Write a Listing That Books More Business Consulting Jobs in Queen Creek
By Saguaro List ·
Queen Creek's business community is growing fast—new commercial corridors along Ellsworth and Rittenhouse roads mean more entrepreneurs are searching for local consultants than ever before. If your listing isn't converting those searches into booked calls, a few targeted fixes can change that quickly.
Lead With What Queen Creek Business Owners Actually Need
Generic consulting copy—"I help businesses grow!"—gets ignored. Owners in Queen Creek are dealing with specific pressures: rapid residential growth driving retail and service demand, Arizona's Transaction Privilege Tax (TPT) compliance requirements, and the operational complexity that comes with scaling a small business in a Phoenix-metro suburb that still has a tight-knit, referral-driven culture.
Your first two or three sentences should reflect that local context. Instead of "strategic business advisor with 10 years of experience," try something like: "I help Queen Creek product and service businesses set up scalable operations before rapid growth creates costly problems—from TPT filing systems to hiring frameworks built for Arizona's labor market."
That kind of specificity tells a local owner you know their world.
The Elements Every High-Converting Listing Needs
Think of your directory listing as a one-page sales page with a five-second attention window. Here's what needs to be present:
- A clear specialty line. Don't list every service you've ever offered. Pick two or three core deliverables—financial forecasting, franchise prep, operational audits—and lead with those.
- A stated outcome. What does a client have after working with you? "A 90-day action plan" or "a documented SOPs library" is more persuasive than "consulting services."
- Relevant credentials. If you hold a CPE, MBA, or are a licensed CPA in Arizona, say so. If your work touches construction or contracting, mention awareness of ROC licensing requirements—it signals you understand the Arizona regulatory environment.
- A geographic signal. Mention Queen Creek, Gilbert, San Tan Valley, or the broader Southeast Valley by name. Local owners search locally; matching their language builds trust.
- Social proof. One or two anonymized client results ("helped a Queen Creek retail client reduce inventory costs by roughly 18% over two quarters") outperform vague testimonials every time. Be careful not to invent numbers—only use real results you can stand behind.
- A low-friction call to action. "Book a free 20-minute discovery call" performs better than "contact me." Give people a next step they can take without risk.
Formatting for Skimmers
Most people reading your listing are comparing three to five options in the same tab. They skim. Structure your listing to reward that behavior.

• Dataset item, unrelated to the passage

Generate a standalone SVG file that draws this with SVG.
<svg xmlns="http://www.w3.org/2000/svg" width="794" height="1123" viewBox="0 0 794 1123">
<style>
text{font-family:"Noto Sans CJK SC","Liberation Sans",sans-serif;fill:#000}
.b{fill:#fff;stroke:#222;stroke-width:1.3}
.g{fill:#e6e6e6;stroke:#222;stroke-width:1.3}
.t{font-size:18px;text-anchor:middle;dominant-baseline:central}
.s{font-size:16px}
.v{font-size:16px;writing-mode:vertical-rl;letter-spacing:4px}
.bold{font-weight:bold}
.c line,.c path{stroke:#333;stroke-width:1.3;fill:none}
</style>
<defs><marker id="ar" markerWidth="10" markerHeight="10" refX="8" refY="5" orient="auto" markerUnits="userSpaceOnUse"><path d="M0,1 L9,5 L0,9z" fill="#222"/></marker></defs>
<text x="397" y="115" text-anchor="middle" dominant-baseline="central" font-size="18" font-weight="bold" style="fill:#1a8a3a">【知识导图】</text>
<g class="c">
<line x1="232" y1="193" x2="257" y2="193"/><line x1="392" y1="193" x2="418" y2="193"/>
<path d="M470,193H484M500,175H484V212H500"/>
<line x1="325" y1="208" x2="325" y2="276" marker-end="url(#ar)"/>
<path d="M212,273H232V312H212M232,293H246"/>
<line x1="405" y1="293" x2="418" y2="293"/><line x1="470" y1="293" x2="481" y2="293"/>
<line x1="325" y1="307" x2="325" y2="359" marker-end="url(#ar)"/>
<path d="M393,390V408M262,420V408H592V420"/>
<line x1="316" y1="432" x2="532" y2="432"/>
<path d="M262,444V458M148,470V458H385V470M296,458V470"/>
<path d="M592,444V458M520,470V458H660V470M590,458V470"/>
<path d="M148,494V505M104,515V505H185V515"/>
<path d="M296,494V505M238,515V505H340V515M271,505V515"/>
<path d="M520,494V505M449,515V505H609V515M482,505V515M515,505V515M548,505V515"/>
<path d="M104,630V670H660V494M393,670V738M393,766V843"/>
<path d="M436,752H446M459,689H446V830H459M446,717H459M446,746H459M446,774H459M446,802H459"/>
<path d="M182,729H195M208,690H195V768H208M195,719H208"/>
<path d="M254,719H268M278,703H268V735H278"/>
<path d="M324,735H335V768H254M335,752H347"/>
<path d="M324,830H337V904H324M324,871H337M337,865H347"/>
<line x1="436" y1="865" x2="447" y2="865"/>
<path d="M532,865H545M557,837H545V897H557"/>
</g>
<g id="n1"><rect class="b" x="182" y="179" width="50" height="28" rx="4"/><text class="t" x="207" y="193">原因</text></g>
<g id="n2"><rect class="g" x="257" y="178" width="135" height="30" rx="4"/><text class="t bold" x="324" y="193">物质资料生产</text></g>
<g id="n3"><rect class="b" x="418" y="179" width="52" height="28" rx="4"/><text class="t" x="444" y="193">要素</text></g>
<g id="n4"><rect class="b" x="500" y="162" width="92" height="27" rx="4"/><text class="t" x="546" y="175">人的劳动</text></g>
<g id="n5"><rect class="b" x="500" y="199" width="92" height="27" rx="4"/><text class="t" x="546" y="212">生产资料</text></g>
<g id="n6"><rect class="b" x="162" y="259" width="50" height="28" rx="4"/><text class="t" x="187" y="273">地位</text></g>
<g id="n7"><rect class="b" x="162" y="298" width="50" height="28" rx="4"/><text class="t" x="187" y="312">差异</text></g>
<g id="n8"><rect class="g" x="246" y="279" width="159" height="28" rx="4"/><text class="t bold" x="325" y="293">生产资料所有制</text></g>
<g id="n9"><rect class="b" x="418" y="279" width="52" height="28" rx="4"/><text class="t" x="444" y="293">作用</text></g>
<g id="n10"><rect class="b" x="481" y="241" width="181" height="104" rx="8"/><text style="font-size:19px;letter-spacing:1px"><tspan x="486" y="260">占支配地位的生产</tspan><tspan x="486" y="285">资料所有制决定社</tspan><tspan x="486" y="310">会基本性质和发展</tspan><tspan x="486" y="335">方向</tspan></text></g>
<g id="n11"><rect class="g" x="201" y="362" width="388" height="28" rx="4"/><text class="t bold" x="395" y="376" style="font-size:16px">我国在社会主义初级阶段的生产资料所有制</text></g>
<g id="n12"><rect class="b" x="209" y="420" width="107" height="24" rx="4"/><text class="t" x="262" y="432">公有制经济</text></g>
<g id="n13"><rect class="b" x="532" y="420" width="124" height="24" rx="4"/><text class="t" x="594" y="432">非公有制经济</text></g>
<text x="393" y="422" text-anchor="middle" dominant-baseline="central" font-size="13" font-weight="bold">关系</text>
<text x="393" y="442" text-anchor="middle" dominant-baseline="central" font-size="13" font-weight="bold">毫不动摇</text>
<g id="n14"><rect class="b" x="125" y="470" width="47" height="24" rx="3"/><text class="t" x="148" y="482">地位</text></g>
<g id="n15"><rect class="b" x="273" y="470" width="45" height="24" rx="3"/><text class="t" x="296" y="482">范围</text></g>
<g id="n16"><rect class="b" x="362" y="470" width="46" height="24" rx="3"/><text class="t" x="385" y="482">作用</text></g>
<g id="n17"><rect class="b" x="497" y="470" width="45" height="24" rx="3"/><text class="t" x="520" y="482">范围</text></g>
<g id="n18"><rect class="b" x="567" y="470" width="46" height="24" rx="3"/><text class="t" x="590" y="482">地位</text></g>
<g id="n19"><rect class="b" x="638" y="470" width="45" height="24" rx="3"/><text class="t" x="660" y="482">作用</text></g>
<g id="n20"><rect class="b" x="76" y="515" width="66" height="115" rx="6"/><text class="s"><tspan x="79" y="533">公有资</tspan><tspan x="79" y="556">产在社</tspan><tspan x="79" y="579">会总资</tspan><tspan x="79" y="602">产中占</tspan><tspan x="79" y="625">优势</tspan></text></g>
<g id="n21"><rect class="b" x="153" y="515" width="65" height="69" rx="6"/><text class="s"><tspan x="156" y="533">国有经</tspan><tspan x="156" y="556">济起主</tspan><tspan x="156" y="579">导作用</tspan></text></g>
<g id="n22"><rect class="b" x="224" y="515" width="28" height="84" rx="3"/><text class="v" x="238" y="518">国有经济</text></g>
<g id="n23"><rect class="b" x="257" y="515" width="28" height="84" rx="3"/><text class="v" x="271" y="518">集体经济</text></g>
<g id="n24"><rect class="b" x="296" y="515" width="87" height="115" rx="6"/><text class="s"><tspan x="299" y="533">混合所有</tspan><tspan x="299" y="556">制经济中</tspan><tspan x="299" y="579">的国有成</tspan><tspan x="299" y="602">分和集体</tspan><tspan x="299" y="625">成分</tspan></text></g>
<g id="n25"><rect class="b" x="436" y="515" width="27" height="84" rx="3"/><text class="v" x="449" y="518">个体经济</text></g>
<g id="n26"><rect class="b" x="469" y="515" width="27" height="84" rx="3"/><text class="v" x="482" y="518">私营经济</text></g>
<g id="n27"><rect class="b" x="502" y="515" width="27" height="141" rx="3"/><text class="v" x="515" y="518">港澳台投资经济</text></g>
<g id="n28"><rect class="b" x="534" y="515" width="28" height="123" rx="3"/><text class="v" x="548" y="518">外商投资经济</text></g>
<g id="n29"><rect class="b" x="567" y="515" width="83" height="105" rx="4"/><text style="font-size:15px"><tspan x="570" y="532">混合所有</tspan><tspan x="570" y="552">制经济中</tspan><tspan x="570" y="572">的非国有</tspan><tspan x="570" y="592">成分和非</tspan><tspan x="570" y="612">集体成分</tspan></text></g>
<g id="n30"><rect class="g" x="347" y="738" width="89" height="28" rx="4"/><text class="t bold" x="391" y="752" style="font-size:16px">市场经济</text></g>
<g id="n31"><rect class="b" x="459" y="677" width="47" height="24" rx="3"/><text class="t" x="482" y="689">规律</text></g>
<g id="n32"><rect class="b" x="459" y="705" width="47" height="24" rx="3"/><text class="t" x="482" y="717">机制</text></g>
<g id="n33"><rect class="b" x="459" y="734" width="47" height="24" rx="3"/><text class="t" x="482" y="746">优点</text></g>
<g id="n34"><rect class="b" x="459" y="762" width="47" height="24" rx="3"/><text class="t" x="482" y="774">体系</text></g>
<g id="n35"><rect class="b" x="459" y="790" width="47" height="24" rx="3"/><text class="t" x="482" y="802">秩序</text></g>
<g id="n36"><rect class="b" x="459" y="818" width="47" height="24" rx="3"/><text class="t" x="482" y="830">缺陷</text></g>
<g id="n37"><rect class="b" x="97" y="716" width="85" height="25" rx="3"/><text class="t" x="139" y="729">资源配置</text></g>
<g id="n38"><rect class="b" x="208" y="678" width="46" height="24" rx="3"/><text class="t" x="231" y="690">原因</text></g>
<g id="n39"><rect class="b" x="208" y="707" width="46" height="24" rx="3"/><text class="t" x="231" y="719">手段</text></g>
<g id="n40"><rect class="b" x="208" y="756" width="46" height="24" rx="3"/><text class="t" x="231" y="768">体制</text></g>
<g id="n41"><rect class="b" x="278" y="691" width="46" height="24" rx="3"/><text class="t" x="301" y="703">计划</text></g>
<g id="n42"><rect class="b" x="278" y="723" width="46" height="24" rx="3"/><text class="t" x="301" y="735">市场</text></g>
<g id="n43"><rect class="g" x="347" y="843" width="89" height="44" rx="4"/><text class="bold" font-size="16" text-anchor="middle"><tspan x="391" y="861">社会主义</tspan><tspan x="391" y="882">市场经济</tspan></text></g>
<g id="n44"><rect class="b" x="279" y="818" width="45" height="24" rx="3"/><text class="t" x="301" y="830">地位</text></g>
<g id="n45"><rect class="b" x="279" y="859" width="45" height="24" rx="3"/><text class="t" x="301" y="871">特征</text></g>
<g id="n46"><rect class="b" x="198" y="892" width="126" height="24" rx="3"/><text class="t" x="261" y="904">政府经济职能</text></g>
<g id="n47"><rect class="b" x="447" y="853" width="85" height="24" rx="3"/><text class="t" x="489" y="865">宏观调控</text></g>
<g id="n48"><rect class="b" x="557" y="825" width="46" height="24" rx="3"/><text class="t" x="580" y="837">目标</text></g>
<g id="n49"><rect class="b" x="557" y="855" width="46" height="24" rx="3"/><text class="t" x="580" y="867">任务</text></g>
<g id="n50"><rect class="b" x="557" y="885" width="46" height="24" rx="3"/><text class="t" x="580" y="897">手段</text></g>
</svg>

Use Short Paragraphs and Bullets
Walls of text signal effort to read, which signals friction. Break your description into short blocks. Use bullets for your service list; use a brief paragraph for your story.
A Simple Comparison Can Do Heavy Lifting
If you serve more than one client type, a short table helps prospects self-select:
| Client Stage | What You Get |
|---|---|
| Pre-launch | Business plan review, AZ entity setup guidance |
| Early growth (1–3 years) | Operations audit, TPT compliance roadmap |
| Scaling (4+ years) | Team structure, process documentation, exit prep |
Adapt this to your real service menu—but the format works because it answers the question "Is this for me?" in under ten seconds.

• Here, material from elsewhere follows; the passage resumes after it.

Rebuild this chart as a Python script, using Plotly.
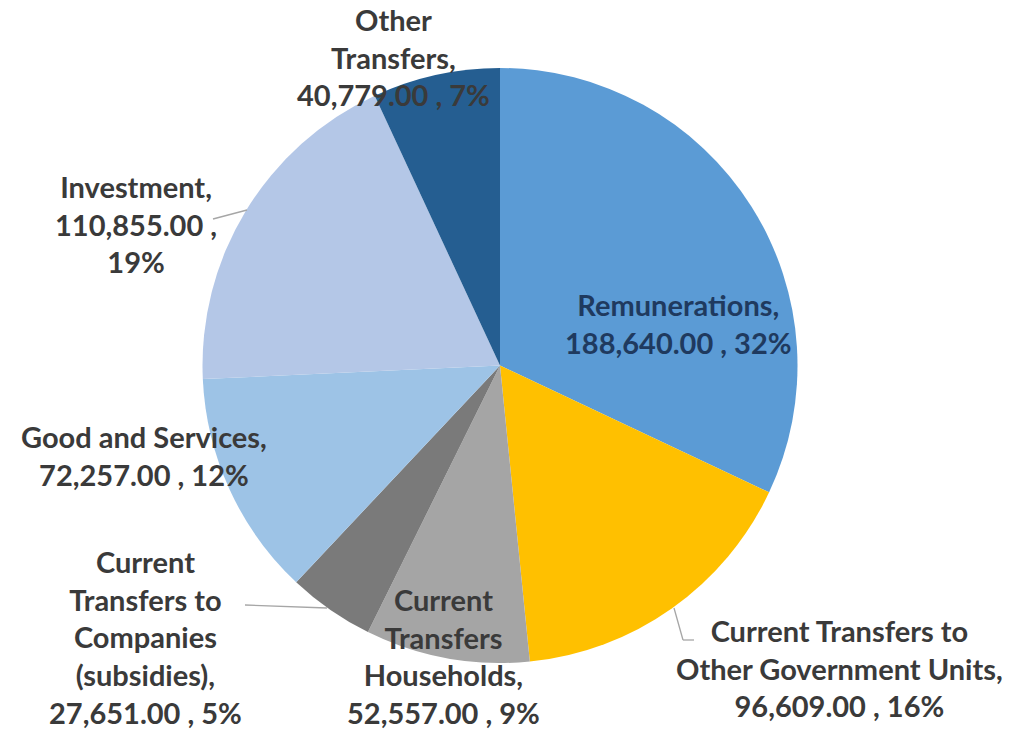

Common Mistakes That Kill Queen Creek Listings
- Listing your biography before your value. Your history matters; it just doesn't belong in sentence one.
- No local context. "Serving the Phoenix metro area" is less compelling than naming Queen Creek, Chandler, or Gilbert specifically when that's where your clients actually are.

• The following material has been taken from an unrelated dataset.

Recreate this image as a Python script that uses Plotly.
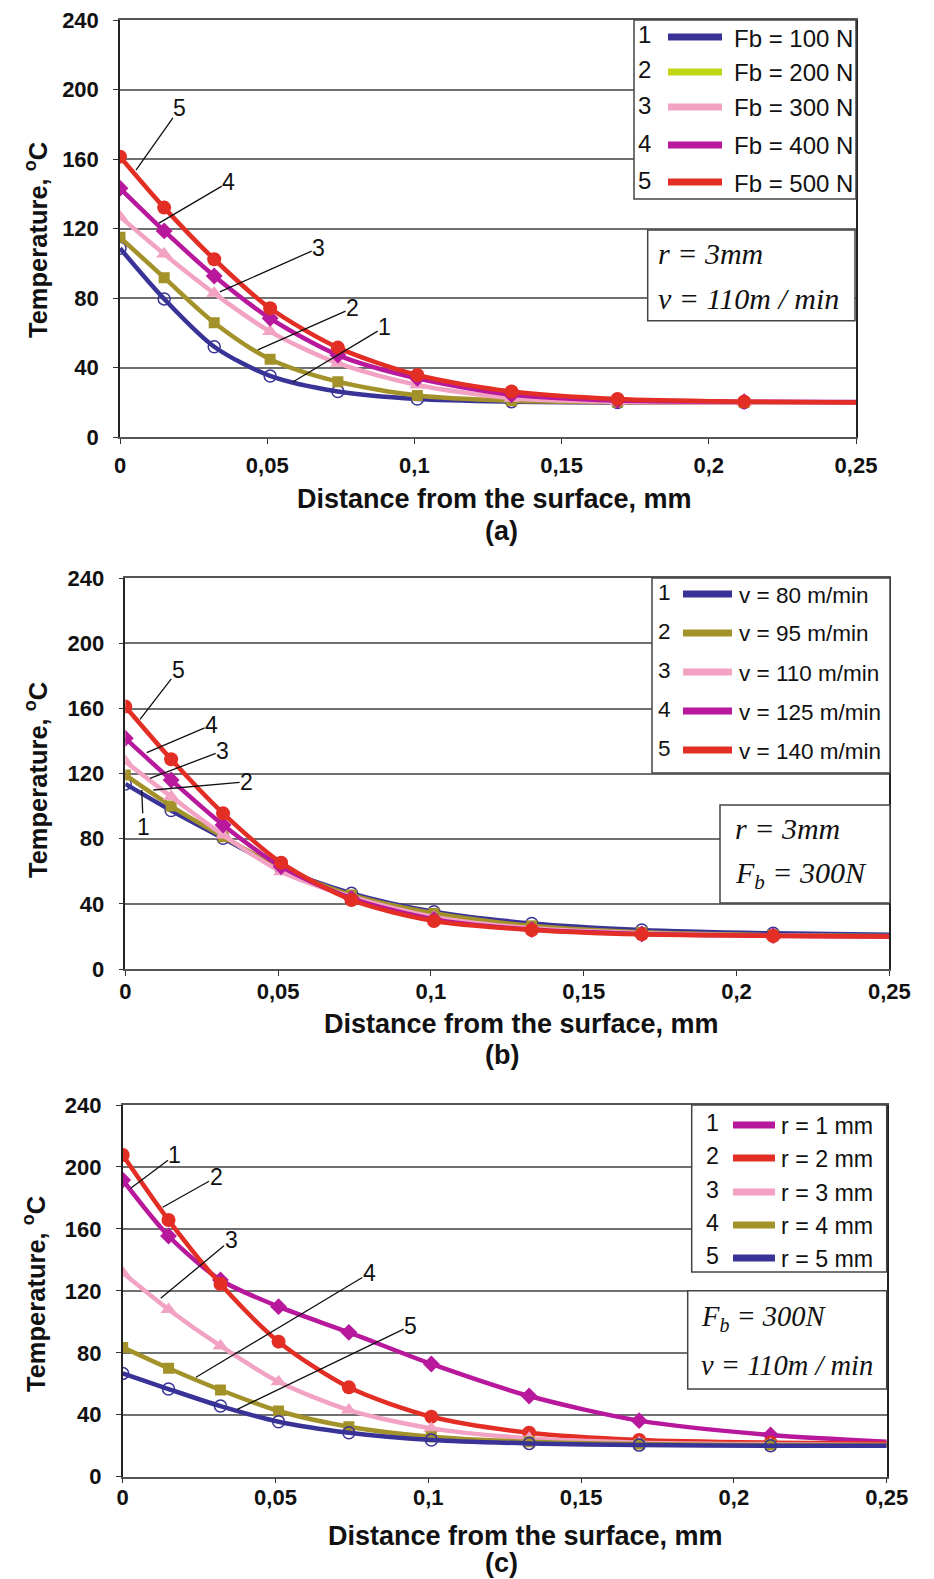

- Ignoring mobile readers. A majority of directory searches happen on phones. Long sentences and dense paragraphs are especially painful on small screens. Keep sentences under 20 words when you can.
- Outdated availability. If your listing says "accepting new clients" but you haven't updated it since last year, you may be generating calls you can't convert—or missing calls because the language sounds stale.
Getting Found in the First Place
Even a perfectly written listing doesn't help if no one sees it. A few practices that support visibility on local directories:
- Choose the right category. Browse the business consulting section of the professional directory to see how competitors are categorizing themselves, then make sure your subcategory is accurate.
- Use keywords your clients actually search. "Small business consultant Queen Creek" and "operations consultant San Tan Valley" are more targeted than "business services Arizona."
- Keep your listing current. Update your description when your focus shifts, add new credentials as you earn them, and refresh the CTA seasonally if your availability changes.
If you haven't claimed your spot yet, you can list your business free and start building your local presence today. You can also explore what's already active in Queen Creek to see how other professionals are positioning themselves.
A Listing Is a Living Document
The business owners searching for consultants in Queen Creek right now are not passively browsing—they have a problem and a timeline. A listing that speaks their language, answers their real questions, and makes the next step obvious will consistently outperform a resume dressed up as a profile. Write for the person with the problem, not for the algorithm, and you'll book more of the right clients.